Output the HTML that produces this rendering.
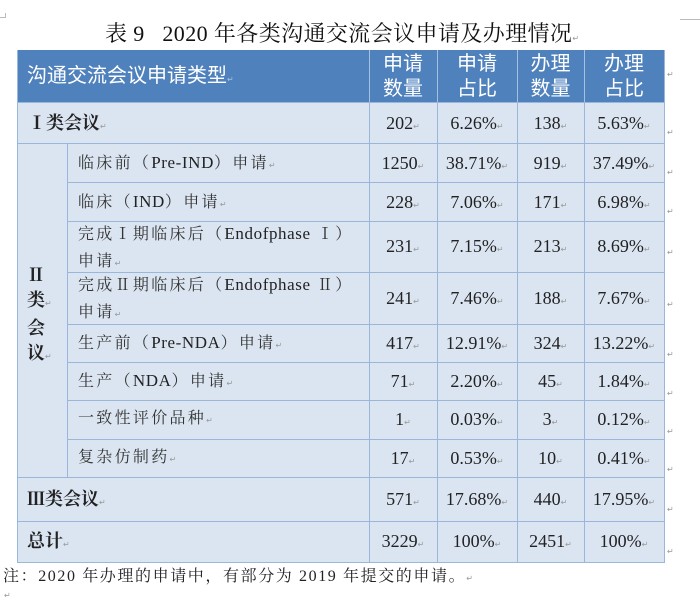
<!DOCTYPE html>
<html><head><meta charset="utf-8">
<style>
html,body{margin:0;padding:0;background:#fff;}
body{width:700px;height:603px;position:relative;overflow:hidden;font-family:"Liberation Serif","Noto Serif CJK SC",serif;color:#222;}
.a{position:absolute;white-space:nowrap;}
.bg{position:absolute;}
.h{position:absolute;height:1px;background:#9ab6da;}
.v{position:absolute;width:1px;background:#9ab6da;}
.pm{font-family:"DejaVu Sans",sans-serif;font-size:8px;color:#999;font-weight:normal;letter-spacing:0;}
.hd{color:#fff;font-family:"Liberation Sans","Noto Sans CJK SC",sans-serif;font-size:20px;}
.hc{position:absolute;top:52px;height:50px;text-align:center;line-height:25px;color:#fff;font-family:"Liberation Sans","Noto Sans CJK SC",sans-serif;font-size:20px;}
.lab{position:absolute;left:78px;font-size:16px;letter-spacing:2.3px;color:#333;white-space:nowrap;}
.lt{font-family:"Liberation Serif",serif;font-size:17px;letter-spacing:0.6px;color:#222;}
.num{position:absolute;text-align:center;font-size:18px;color:#222;white-space:nowrap;}
.bold{font-weight:bold;font-size:18px;}
.em{position:absolute;left:667px;}
</style></head><body>

<!-- crop marks -->
<div class="bg" style="left:0;top:17px;width:5px;height:1px;background:#bbb"></div>
<div class="bg" style="left:5px;top:13px;width:1px;height:5px;background:#bbb"></div>
<div class="bg" style="left:680px;top:19px;width:20px;height:1px;background:#bbb"></div>

<!-- title -->
<div class="a" style="left:105px;top:20px;font-size:22px;line-height:28px;color:#111;letter-spacing:0.4px;">表 9&nbsp;&nbsp;&nbsp;2020 年各类沟通交流会议申请及办理情况<span class="pm">↵</span></div>

<!-- backgrounds -->
<div class="bg" style="left:17px;top:50px;width:647px;height:52px;background:#4f81bd"></div>
<div class="bg" style="left:17px;top:102px;width:647px;height:460px;background:#dbe5f1"></div>

<!-- header separators -->
<div class="v" style="left:369px;top:50px;height:52px;background:#a7c0e0"></div>
<div class="v" style="left:437px;top:50px;height:52px;background:#a7c0e0"></div>
<div class="v" style="left:517px;top:50px;height:52px;background:#a7c0e0"></div>
<div class="v" style="left:584px;top:50px;height:52px;background:#a7c0e0"></div>

<!-- body lines -->
<div class="h" style="left:17px;top:102px;width:647px;"></div>
<div class="h" style="left:17px;top:143px;width:647px;"></div>
<div class="h" style="left:67px;top:182px;width:597px;"></div>
<div class="h" style="left:67px;top:221px;width:597px;"></div>
<div class="h" style="left:67px;top:272px;width:597px;"></div>
<div class="h" style="left:67px;top:324px;width:597px;"></div>
<div class="h" style="left:67px;top:362px;width:597px;"></div>
<div class="h" style="left:67px;top:400px;width:597px;"></div>
<div class="h" style="left:67px;top:439px;width:597px;"></div>
<div class="h" style="left:17px;top:477px;width:647px;"></div>
<div class="h" style="left:17px;top:521px;width:647px;"></div>
<div class="h" style="left:17px;top:562px;width:648px;"></div>
<div class="v" style="left:17px;top:50px;height:513px;"></div>
<div class="v" style="left:664px;top:50px;height:513px;"></div>
<div class="v" style="left:67px;top:143px;height:334px;"></div>
<div class="v" style="left:369px;top:102px;height:460px;"></div>
<div class="v" style="left:437px;top:102px;height:460px;"></div>
<div class="v" style="left:517px;top:102px;height:460px;"></div>
<div class="v" style="left:584px;top:102px;height:460px;"></div>

<!-- header text -->
<div class="a hd" style="left:27px;top:63px;line-height:26px;">沟通交流会议申请类型<span class="pm" style="color:#a9c0e0">↵</span></div>
<div class="hc" style="left:369px;width:68px;">申请<br>数量</div>
<div class="hc" style="left:437px;width:80px;">申请<br>占比</div>
<div class="hc" style="left:517px;width:67px;">办理<br>数量</div>
<div class="hc" style="left:584px;width:80px;">办理<br>占比</div>
<div class="a pm em" style="top:70px;">↵</div>

<!-- row Ⅰ -->
<div class="a bold" style="left:28px;top:110px;line-height:26px;">Ⅰ类会议<span class="pm">↵</span></div>

<!-- Ⅱ 类 会 议 -->
<div class="a bold" style="left:27px;top:263px;line-height:25px;white-space:normal;width:30px;">Ⅱ<br>类<span class="pm">↵</span><br>会<br>议<span class="pm">↵</span></div>

<!-- labels -->
<div class="lab" style="top:150px;line-height:26px;">临床前（<span class="lt">Pre-IND</span>）申请<span class="pm">↵</span></div>
<div class="lab" style="top:189px;line-height:26px;">临床（<span class="lt">IND</span>）申请<span class="pm">↵</span></div>
<div class="lab" style="top:220px;line-height:27px;">完成Ⅰ期临床后（<span class="lt">Endofphase</span> Ⅰ）<br>申请<span class="pm">↵</span></div>
<div class="lab" style="top:271px;line-height:27px;">完成Ⅱ期临床后（<span class="lt">Endofphase</span> Ⅱ）<br>申请<span class="pm">↵</span></div>
<div class="lab" style="top:330px;line-height:26px;">生产前（<span class="lt">Pre-NDA</span>）申请<span class="pm">↵</span></div>
<div class="lab" style="top:368px;line-height:26px;">生产（<span class="lt">NDA</span>）申请<span class="pm">↵</span></div>
<div class="lab" style="top:406px;line-height:26px;">一致性评价品种<span class="pm">↵</span></div>
<div class="lab" style="top:445px;line-height:26px;">复杂仿制药<span class="pm">↵</span></div>
<div class="a bold" style="left:27px;top:486px;line-height:26px;">Ⅲ类会议<span class="pm">↵</span></div>
<div class="a bold" style="left:27px;top:528px;line-height:26px;">总计<span class="pm">↵</span></div>

<!-- numbers -->
<div class="num" style="left:369px;width:68px;top:110px;line-height:26px;">202<span class="pm">↵</span></div>
<div class="num" style="left:437px;width:80px;top:110px;line-height:26px;">6.26%<span class="pm">↵</span></div>
<div class="num" style="left:517px;width:67px;top:110px;line-height:26px;">138<span class="pm">↵</span></div>
<div class="num" style="left:584px;width:80px;top:110px;line-height:26px;">5.63%<span class="pm">↵</span></div>
<div class="a pm em" style="top:128px;">↵</div>

<div class="num" style="left:369px;width:68px;top:150px;line-height:26px;">1250<span class="pm">↵</span></div>
<div class="num" style="left:437px;width:80px;top:150px;line-height:26px;">38.71%<span class="pm">↵</span></div>
<div class="num" style="left:517px;width:67px;top:150px;line-height:26px;">919<span class="pm">↵</span></div>
<div class="num" style="left:584px;width:80px;top:150px;line-height:26px;">37.49%<span class="pm">↵</span></div>
<div class="a pm em" style="top:168px;">↵</div>

<div class="num" style="left:369px;width:68px;top:189px;line-height:26px;">228<span class="pm">↵</span></div>
<div class="num" style="left:437px;width:80px;top:189px;line-height:26px;">7.06%<span class="pm">↵</span></div>
<div class="num" style="left:517px;width:67px;top:189px;line-height:26px;">171<span class="pm">↵</span></div>
<div class="num" style="left:584px;width:80px;top:189px;line-height:26px;">6.98%<span class="pm">↵</span></div>
<div class="a pm em" style="top:207px;">↵</div>

<div class="num" style="left:369px;width:68px;top:233px;line-height:26px;">231<span class="pm">↵</span></div>
<div class="num" style="left:437px;width:80px;top:233px;line-height:26px;">7.15%<span class="pm">↵</span></div>
<div class="num" style="left:517px;width:67px;top:233px;line-height:26px;">213<span class="pm">↵</span></div>
<div class="num" style="left:584px;width:80px;top:233px;line-height:26px;">8.69%<span class="pm">↵</span></div>
<div class="a pm em" style="top:248px;">↵</div>

<div class="num" style="left:369px;width:68px;top:285px;line-height:26px;">241<span class="pm">↵</span></div>
<div class="num" style="left:437px;width:80px;top:285px;line-height:26px;">7.46%<span class="pm">↵</span></div>
<div class="num" style="left:517px;width:67px;top:285px;line-height:26px;">188<span class="pm">↵</span></div>
<div class="num" style="left:584px;width:80px;top:285px;line-height:26px;">7.67%<span class="pm">↵</span></div>
<div class="a pm em" style="top:300px;">↵</div>

<div class="num" style="left:369px;width:68px;top:330px;line-height:26px;">417<span class="pm">↵</span></div>
<div class="num" style="left:437px;width:80px;top:330px;line-height:26px;">12.91%<span class="pm">↵</span></div>
<div class="num" style="left:517px;width:67px;top:330px;line-height:26px;">324<span class="pm">↵</span></div>
<div class="num" style="left:584px;width:80px;top:330px;line-height:26px;">13.22%<span class="pm">↵</span></div>
<div class="a pm em" style="top:350px;">↵</div>

<div class="num" style="left:369px;width:68px;top:368px;line-height:26px;">71<span class="pm">↵</span></div>
<div class="num" style="left:437px;width:80px;top:368px;line-height:26px;">2.20%<span class="pm">↵</span></div>
<div class="num" style="left:517px;width:67px;top:368px;line-height:26px;">45<span class="pm">↵</span></div>
<div class="num" style="left:584px;width:80px;top:368px;line-height:26px;">1.84%<span class="pm">↵</span></div>
<div class="a pm em" style="top:389px;">↵</div>

<div class="num" style="left:369px;width:68px;top:406px;line-height:26px;">1<span class="pm">↵</span></div>
<div class="num" style="left:437px;width:80px;top:406px;line-height:26px;">0.03%<span class="pm">↵</span></div>
<div class="num" style="left:517px;width:67px;top:406px;line-height:26px;">3<span class="pm">↵</span></div>
<div class="num" style="left:584px;width:80px;top:406px;line-height:26px;">0.12%<span class="pm">↵</span></div>
<div class="a pm em" style="top:427px;">↵</div>

<div class="num" style="left:369px;width:68px;top:445px;line-height:26px;">17<span class="pm">↵</span></div>
<div class="num" style="left:437px;width:80px;top:445px;line-height:26px;">0.53%<span class="pm">↵</span></div>
<div class="num" style="left:517px;width:67px;top:445px;line-height:26px;">10<span class="pm">↵</span></div>
<div class="num" style="left:584px;width:80px;top:445px;line-height:26px;">0.41%<span class="pm">↵</span></div>
<div class="a pm em" style="top:465px;">↵</div>

<div class="num" style="left:369px;width:68px;top:486px;line-height:26px;">571<span class="pm">↵</span></div>
<div class="num" style="left:437px;width:80px;top:486px;line-height:26px;">17.68%<span class="pm">↵</span></div>
<div class="num" style="left:517px;width:67px;top:486px;line-height:26px;">440<span class="pm">↵</span></div>
<div class="num" style="left:584px;width:80px;top:486px;line-height:26px;">17.95%<span class="pm">↵</span></div>
<div class="a pm em" style="top:505px;">↵</div>

<div class="num" style="left:369px;width:68px;top:528px;line-height:26px;">3229<span class="pm">↵</span></div>
<div class="num" style="left:437px;width:80px;top:528px;line-height:26px;">100%<span class="pm">↵</span></div>
<div class="num" style="left:517px;width:67px;top:528px;line-height:26px;">2451<span class="pm">↵</span></div>
<div class="num" style="left:584px;width:80px;top:528px;line-height:26px;">100%<span class="pm">↵</span></div>
<div class="a pm em" style="top:547px;">↵</div>

<!-- note -->
<div class="a" style="left:3px;top:565px;font-size:16px;line-height:24px;letter-spacing:1.6px;color:#222;">注：2020 年办理的申请中，有部分为 2019 年提交的申请。<span class="pm">↵</span></div>
<div class="a pm" style="left:4px;top:591px;">↵</div>

</body></html>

★ ★ ★ ★ ★

■ What the exercise asks
Restate the data word for word from its first line through the line with "</style></head><body>", leaving out any picture along the way.

■ Response to the task
Output the HTML that produces this rendering.
<!DOCTYPE html>
<html><head><meta charset="utf-8">
<style>
html,body{margin:0;padding:0;background:#fff;}
body{width:700px;height:603px;position:relative;overflow:hidden;font-family:"Liberation Serif","Noto Serif CJK SC",serif;color:#222;}
.a{position:absolute;white-space:nowrap;}
.bg{position:absolute;}
.h{position:absolute;height:1px;background:#9ab6da;}
.v{position:absolute;width:1px;background:#9ab6da;}
.pm{font-family:"DejaVu Sans",sans-serif;font-size:8px;color:#999;font-weight:normal;letter-spacing:0;}
.hd{color:#fff;font-family:"Liberation Sans","Noto Sans CJK SC",sans-serif;font-size:20px;}
.hc{position:absolute;top:52px;height:50px;text-align:center;line-height:25px;color:#fff;font-family:"Liberation Sans","Noto Sans CJK SC",sans-serif;font-size:20px;}
.lab{position:absolute;left:78px;font-size:16px;letter-spacing:2.3px;color:#333;white-space:nowrap;}
.lt{font-family:"Liberation Serif",serif;font-size:17px;letter-spacing:0.6px;color:#222;}
.num{position:absolute;text-align:center;font-size:18px;color:#222;white-space:nowrap;}
.bold{font-weight:bold;font-size:18px;}
.em{position:absolute;left:667px;}
</style></head><body>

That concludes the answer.